> _Dataset extract_
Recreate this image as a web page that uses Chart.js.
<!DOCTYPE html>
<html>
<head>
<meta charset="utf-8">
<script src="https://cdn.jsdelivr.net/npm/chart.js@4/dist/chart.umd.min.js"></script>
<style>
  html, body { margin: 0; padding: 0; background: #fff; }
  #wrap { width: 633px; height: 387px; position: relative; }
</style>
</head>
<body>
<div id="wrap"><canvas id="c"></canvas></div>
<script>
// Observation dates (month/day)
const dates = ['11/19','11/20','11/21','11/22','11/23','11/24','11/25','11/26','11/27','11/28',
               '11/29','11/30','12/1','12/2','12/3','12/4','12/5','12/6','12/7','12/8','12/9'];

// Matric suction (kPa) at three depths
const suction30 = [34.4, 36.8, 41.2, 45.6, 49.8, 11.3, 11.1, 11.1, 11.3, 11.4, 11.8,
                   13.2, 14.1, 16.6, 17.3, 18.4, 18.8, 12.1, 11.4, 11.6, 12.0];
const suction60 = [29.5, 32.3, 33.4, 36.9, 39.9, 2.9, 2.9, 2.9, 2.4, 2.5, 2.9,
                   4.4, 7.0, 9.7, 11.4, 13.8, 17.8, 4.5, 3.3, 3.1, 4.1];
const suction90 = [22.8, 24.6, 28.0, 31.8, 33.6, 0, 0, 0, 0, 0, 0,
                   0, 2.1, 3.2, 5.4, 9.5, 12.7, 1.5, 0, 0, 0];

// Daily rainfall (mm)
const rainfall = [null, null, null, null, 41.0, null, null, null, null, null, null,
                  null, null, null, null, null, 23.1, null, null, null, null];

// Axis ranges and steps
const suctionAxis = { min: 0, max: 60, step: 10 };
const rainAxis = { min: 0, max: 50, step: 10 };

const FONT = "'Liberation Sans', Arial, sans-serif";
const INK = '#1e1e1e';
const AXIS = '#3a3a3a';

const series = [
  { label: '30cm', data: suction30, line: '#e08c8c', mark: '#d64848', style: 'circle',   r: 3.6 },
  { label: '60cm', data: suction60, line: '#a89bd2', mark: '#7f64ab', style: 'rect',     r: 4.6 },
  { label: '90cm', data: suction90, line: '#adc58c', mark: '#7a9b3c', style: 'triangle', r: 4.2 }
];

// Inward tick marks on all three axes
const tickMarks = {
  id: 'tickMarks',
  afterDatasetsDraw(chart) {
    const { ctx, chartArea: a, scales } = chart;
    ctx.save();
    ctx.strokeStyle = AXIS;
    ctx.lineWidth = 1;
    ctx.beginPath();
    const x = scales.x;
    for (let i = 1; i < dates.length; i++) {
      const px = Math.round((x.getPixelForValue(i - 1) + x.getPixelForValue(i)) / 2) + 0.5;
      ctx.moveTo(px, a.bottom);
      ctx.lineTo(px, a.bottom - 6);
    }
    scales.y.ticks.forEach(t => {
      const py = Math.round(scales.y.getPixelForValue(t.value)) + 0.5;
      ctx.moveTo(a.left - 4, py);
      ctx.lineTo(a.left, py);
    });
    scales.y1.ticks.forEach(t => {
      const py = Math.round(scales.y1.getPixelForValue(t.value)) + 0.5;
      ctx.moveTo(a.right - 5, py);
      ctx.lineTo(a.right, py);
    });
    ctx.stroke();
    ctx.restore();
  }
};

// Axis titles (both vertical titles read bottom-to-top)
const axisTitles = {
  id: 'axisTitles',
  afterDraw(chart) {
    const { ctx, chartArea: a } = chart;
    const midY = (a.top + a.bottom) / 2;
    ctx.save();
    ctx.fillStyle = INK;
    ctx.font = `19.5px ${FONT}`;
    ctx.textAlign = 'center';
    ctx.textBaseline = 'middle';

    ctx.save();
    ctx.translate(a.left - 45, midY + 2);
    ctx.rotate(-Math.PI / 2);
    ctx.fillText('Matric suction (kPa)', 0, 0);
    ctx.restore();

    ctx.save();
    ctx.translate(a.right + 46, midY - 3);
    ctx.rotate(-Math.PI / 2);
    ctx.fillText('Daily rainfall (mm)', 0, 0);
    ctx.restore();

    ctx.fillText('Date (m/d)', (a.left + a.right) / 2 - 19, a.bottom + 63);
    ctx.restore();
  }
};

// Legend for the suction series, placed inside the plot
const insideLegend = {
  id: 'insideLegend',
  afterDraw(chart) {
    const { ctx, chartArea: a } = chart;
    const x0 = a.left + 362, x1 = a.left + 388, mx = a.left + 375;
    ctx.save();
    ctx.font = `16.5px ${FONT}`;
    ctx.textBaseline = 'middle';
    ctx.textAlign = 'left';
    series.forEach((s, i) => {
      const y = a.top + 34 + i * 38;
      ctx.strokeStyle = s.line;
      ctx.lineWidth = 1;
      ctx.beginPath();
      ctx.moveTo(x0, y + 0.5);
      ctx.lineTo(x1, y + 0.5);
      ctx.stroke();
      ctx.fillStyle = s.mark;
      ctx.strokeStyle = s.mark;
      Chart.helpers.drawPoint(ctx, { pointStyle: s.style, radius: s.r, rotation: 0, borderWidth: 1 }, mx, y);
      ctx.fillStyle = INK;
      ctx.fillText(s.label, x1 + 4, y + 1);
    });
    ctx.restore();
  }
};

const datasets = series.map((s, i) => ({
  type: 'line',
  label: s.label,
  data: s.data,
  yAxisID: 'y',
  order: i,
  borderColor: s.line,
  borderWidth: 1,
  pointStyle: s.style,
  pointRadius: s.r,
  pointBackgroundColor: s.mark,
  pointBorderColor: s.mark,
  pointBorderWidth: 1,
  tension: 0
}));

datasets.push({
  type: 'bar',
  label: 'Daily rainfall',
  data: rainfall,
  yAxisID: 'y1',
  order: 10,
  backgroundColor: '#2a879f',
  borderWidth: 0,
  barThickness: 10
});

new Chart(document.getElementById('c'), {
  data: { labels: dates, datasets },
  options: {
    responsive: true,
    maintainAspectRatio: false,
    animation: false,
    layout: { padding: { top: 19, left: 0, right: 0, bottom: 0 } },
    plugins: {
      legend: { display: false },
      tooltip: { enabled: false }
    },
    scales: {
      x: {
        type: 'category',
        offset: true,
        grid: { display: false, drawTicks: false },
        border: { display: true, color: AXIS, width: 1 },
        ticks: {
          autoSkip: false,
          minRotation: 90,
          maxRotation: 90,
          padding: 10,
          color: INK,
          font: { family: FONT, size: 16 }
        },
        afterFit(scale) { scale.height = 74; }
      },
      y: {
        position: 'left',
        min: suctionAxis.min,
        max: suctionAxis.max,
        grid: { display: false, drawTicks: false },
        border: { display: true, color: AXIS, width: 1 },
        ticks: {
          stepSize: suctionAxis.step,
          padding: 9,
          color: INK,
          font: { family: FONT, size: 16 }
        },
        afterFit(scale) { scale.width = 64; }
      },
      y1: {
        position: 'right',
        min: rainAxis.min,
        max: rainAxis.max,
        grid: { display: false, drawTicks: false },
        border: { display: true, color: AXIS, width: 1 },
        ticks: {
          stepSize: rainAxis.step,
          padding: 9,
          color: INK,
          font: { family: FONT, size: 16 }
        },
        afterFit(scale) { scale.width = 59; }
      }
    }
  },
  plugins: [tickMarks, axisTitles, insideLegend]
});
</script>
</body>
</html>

> _Set exercise_
Using the material above, quote the first line and each line after it, stopping at and including the line that holds "0, 2.1, 3.2, 5.4, 9.5, 12.7, 1.5, 0, 0, 0];".

> _The solution_
Recreate this image as a web page that uses Chart.js.
<!DOCTYPE html>
<html>
<head>
<meta charset="utf-8">
<script src="https://cdn.jsdelivr.net/npm/chart.js@4/dist/chart.umd.min.js"></script>
<style>
  html, body { margin: 0; padding: 0; background: #fff; }
  #wrap { width: 633px; height: 387px; position: relative; }
</style>
</head>
<body>
<div id="wrap"><canvas id="c"></canvas></div>
<script>
// Observation dates (month/day)
const dates = ['11/19','11/20','11/21','11/22','11/23','11/24','11/25','11/26','11/27','11/28',
               '11/29','11/30','12/1','12/2','12/3','12/4','12/5','12/6','12/7','12/8','12/9'];

// Matric suction (kPa) at three depths
const suction30 = [34.4, 36.8, 41.2, 45.6, 49.8, 11.3, 11.1, 11.1, 11.3, 11.4, 11.8,
                   13.2, 14.1, 16.6, 17.3, 18.4, 18.8, 12.1, 11.4, 11.6, 12.0];
const suction60 = [29.5, 32.3, 33.4, 36.9, 39.9, 2.9, 2.9, 2.9, 2.4, 2.5, 2.9,
                   4.4, 7.0, 9.7, 11.4, 13.8, 17.8, 4.5, 3.3, 3.1, 4.1];
const suction90 = [22.8, 24.6, 28.0, 31.8, 33.6, 0, 0, 0, 0, 0, 0,
                   0, 2.1, 3.2, 5.4, 9.5, 12.7, 1.5, 0, 0, 0];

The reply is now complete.